INSTRUCTIONS TO FOLLOW:
Print the material below exactly as it stands, please, from its first line to the line holding "var ct71Rho = [4.5, 7.8e9];", with no pictures.

DATA SHOWN:
· · · · ·
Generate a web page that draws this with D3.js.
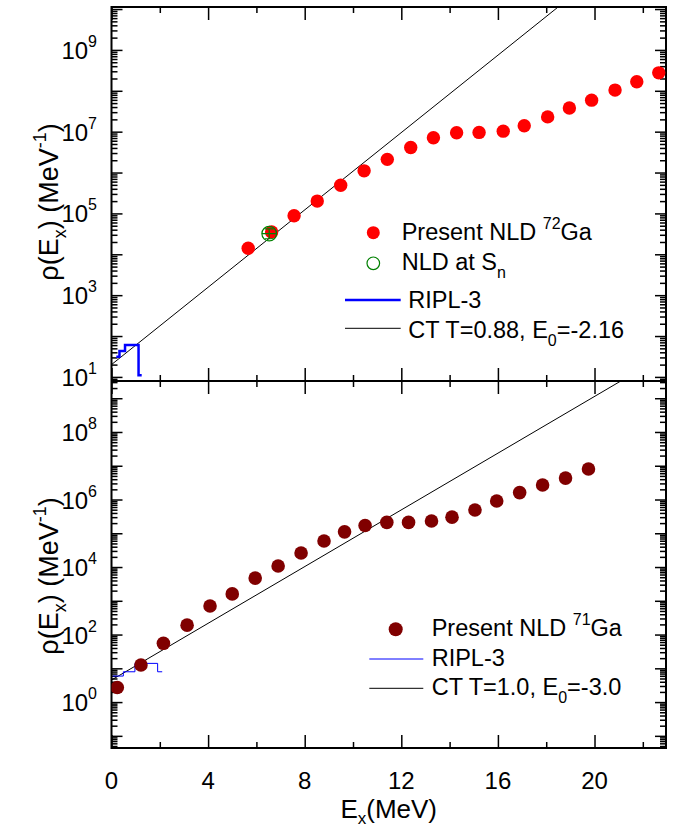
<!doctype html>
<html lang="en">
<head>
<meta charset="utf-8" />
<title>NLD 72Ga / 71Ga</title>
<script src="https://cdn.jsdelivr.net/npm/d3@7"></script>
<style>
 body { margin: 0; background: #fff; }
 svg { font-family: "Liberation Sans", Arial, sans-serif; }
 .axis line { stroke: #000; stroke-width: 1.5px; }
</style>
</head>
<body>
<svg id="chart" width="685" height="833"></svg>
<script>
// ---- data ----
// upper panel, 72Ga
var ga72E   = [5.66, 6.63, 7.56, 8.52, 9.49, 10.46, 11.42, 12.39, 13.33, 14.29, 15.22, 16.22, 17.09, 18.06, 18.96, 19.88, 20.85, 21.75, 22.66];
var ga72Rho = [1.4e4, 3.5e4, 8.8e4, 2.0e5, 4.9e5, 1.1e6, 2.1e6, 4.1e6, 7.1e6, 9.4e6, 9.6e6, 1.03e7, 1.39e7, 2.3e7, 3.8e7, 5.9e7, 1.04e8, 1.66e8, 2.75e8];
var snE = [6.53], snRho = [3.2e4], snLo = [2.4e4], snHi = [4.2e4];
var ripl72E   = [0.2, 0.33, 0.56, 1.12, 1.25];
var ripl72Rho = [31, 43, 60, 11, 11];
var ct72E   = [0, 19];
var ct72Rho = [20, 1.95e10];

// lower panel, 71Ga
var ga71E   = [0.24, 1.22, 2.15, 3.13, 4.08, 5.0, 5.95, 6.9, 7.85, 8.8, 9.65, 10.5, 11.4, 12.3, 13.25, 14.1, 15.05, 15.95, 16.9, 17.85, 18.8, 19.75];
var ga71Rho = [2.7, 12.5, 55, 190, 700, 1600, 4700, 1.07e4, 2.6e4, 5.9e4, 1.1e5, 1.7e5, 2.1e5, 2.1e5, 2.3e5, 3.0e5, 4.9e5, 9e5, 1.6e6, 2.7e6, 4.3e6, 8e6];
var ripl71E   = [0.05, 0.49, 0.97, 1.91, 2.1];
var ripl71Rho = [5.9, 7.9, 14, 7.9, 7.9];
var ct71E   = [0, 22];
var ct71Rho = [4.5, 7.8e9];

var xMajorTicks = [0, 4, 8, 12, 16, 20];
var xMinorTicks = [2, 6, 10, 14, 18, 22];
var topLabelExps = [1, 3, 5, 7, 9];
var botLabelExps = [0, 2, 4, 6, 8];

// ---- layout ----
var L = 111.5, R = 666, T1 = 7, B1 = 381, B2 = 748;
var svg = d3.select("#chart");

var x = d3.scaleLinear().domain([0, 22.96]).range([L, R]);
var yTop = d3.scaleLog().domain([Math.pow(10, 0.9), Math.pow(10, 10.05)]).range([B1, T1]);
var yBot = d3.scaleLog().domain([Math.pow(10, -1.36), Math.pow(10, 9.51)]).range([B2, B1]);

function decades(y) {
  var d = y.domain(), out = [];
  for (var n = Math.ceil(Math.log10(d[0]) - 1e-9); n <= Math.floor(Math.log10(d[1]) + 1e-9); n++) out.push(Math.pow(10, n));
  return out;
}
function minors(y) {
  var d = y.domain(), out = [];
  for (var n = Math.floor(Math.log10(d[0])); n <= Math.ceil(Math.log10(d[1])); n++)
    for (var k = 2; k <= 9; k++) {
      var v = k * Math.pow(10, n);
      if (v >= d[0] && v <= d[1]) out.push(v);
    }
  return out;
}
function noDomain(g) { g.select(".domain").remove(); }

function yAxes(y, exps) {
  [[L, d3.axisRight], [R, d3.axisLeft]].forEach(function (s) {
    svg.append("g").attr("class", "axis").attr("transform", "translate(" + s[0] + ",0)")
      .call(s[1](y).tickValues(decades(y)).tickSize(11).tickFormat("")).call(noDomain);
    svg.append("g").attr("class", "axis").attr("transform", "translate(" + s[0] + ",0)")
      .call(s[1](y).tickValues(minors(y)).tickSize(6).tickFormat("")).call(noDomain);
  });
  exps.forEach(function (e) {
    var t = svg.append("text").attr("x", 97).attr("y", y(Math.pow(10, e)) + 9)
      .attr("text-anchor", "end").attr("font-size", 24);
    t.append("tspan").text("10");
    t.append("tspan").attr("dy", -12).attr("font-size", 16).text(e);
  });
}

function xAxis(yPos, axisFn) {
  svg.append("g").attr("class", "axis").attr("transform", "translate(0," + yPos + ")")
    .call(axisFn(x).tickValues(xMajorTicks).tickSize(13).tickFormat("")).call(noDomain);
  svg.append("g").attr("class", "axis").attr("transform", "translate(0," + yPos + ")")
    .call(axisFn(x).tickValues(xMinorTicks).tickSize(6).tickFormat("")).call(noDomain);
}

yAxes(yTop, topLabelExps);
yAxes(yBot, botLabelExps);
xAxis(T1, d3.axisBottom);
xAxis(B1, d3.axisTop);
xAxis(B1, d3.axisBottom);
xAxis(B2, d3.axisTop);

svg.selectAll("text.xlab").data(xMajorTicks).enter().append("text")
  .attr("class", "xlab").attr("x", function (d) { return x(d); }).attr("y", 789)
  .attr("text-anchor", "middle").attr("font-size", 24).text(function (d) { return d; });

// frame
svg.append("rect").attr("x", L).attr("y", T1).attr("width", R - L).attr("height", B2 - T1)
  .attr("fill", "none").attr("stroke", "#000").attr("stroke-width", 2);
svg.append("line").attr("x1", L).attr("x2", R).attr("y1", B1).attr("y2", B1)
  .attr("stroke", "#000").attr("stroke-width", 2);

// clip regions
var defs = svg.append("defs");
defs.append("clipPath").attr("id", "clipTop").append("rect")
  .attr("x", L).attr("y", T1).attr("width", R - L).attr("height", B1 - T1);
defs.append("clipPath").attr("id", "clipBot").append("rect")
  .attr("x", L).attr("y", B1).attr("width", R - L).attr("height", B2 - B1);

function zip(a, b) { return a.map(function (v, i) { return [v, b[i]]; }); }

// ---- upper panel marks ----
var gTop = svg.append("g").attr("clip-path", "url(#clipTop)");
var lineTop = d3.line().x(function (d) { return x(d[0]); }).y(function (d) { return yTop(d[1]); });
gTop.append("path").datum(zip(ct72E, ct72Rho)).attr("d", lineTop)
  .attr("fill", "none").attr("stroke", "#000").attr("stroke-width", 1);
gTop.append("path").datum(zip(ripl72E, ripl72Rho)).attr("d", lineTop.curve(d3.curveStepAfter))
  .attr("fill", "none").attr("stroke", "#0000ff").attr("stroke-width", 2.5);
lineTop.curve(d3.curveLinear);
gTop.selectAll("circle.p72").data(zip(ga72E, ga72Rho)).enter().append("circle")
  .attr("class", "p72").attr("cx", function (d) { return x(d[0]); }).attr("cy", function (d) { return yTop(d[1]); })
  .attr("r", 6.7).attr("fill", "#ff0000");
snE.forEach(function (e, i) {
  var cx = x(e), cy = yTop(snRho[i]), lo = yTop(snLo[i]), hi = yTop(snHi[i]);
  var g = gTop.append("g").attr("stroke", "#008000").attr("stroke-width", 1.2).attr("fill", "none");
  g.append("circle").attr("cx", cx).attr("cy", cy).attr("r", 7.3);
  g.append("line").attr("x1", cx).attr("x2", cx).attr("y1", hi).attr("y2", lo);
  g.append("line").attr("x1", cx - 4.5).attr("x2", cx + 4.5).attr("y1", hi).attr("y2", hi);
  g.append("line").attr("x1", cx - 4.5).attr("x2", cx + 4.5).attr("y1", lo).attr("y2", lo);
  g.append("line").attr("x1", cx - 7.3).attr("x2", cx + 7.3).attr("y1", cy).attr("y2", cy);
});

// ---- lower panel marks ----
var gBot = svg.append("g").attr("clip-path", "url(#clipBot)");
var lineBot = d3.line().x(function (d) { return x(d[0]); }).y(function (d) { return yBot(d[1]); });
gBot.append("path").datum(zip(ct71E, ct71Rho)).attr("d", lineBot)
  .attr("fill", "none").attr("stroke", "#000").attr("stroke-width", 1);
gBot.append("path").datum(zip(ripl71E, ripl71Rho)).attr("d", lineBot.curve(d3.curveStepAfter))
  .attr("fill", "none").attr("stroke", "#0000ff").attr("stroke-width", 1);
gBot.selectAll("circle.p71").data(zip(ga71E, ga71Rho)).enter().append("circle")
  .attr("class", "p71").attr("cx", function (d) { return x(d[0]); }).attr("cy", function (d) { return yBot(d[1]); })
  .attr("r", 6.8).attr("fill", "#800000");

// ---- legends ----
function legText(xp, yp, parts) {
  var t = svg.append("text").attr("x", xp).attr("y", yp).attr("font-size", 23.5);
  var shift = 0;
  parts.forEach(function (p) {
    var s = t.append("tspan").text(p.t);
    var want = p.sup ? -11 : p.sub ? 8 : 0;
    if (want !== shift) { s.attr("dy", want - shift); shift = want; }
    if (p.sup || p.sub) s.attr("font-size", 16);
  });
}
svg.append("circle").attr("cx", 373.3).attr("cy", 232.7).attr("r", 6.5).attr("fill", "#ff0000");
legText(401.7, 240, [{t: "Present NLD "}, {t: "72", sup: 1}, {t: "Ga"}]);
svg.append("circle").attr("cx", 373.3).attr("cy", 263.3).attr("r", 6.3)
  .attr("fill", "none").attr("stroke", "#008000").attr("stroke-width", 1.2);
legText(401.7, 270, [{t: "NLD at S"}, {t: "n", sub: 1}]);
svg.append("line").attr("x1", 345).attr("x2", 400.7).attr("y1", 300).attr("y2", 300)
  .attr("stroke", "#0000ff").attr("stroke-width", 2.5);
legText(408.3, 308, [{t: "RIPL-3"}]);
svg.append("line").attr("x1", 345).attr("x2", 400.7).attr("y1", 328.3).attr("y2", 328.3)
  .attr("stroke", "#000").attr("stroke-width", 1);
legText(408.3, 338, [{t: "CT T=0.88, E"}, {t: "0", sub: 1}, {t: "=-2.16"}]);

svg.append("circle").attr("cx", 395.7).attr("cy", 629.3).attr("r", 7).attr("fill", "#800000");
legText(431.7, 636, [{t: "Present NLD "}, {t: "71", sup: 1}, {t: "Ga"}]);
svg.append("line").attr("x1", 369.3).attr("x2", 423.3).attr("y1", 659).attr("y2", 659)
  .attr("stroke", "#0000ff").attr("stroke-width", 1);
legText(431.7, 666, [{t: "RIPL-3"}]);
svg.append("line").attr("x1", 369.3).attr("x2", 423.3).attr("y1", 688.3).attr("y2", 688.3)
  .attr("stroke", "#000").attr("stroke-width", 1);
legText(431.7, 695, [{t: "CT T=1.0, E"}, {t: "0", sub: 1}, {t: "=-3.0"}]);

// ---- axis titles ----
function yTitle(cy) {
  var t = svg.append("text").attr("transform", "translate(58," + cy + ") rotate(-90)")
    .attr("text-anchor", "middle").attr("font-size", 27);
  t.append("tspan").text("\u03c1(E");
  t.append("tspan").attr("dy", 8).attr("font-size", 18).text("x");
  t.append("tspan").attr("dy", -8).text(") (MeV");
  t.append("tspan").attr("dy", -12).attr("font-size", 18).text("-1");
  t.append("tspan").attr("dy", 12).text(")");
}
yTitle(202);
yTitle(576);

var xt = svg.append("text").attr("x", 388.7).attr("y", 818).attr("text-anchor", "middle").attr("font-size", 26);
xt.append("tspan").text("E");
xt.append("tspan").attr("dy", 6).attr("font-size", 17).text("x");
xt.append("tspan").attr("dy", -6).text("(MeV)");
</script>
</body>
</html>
· · · · ·
FULL OUTPUT:
Generate a web page that draws this with D3.js.
<!doctype html>
<html lang="en">
<head>
<meta charset="utf-8" />
<title>NLD 72Ga / 71Ga</title>
<script src="https://cdn.jsdelivr.net/npm/d3@7"></script>
<style>
 body { margin: 0; background: #fff; }
 svg { font-family: "Liberation Sans", Arial, sans-serif; }
 .axis line { stroke: #000; stroke-width: 1.5px; }
</style>
</head>
<body>
<svg id="chart" width="685" height="833"></svg>
<script>
// ---- data ----
// upper panel, 72Ga
var ga72E   = [5.66, 6.63, 7.56, 8.52, 9.49, 10.46, 11.42, 12.39, 13.33, 14.29, 15.22, 16.22, 17.09, 18.06, 18.96, 19.88, 20.85, 21.75, 22.66];
var ga72Rho = [1.4e4, 3.5e4, 8.8e4, 2.0e5, 4.9e5, 1.1e6, 2.1e6, 4.1e6, 7.1e6, 9.4e6, 9.6e6, 1.03e7, 1.39e7, 2.3e7, 3.8e7, 5.9e7, 1.04e8, 1.66e8, 2.75e8];
var snE = [6.53], snRho = [3.2e4], snLo = [2.4e4], snHi = [4.2e4];
var ripl72E   = [0.2, 0.33, 0.56, 1.12, 1.25];
var ripl72Rho = [31, 43, 60, 11, 11];
var ct72E   = [0, 19];
var ct72Rho = [20, 1.95e10];

// lower panel, 71Ga
var ga71E   = [0.24, 1.22, 2.15, 3.13, 4.08, 5.0, 5.95, 6.9, 7.85, 8.8, 9.65, 10.5, 11.4, 12.3, 13.25, 14.1, 15.05, 15.95, 16.9, 17.85, 18.8, 19.75];
var ga71Rho = [2.7, 12.5, 55, 190, 700, 1600, 4700, 1.07e4, 2.6e4, 5.9e4, 1.1e5, 1.7e5, 2.1e5, 2.1e5, 2.3e5, 3.0e5, 4.9e5, 9e5, 1.6e6, 2.7e6, 4.3e6, 8e6];
var ripl71E   = [0.05, 0.49, 0.97, 1.91, 2.1];
var ripl71Rho = [5.9, 7.9, 14, 7.9, 7.9];
var ct71E   = [0, 22];
var ct71Rho = [4.5, 7.8e9];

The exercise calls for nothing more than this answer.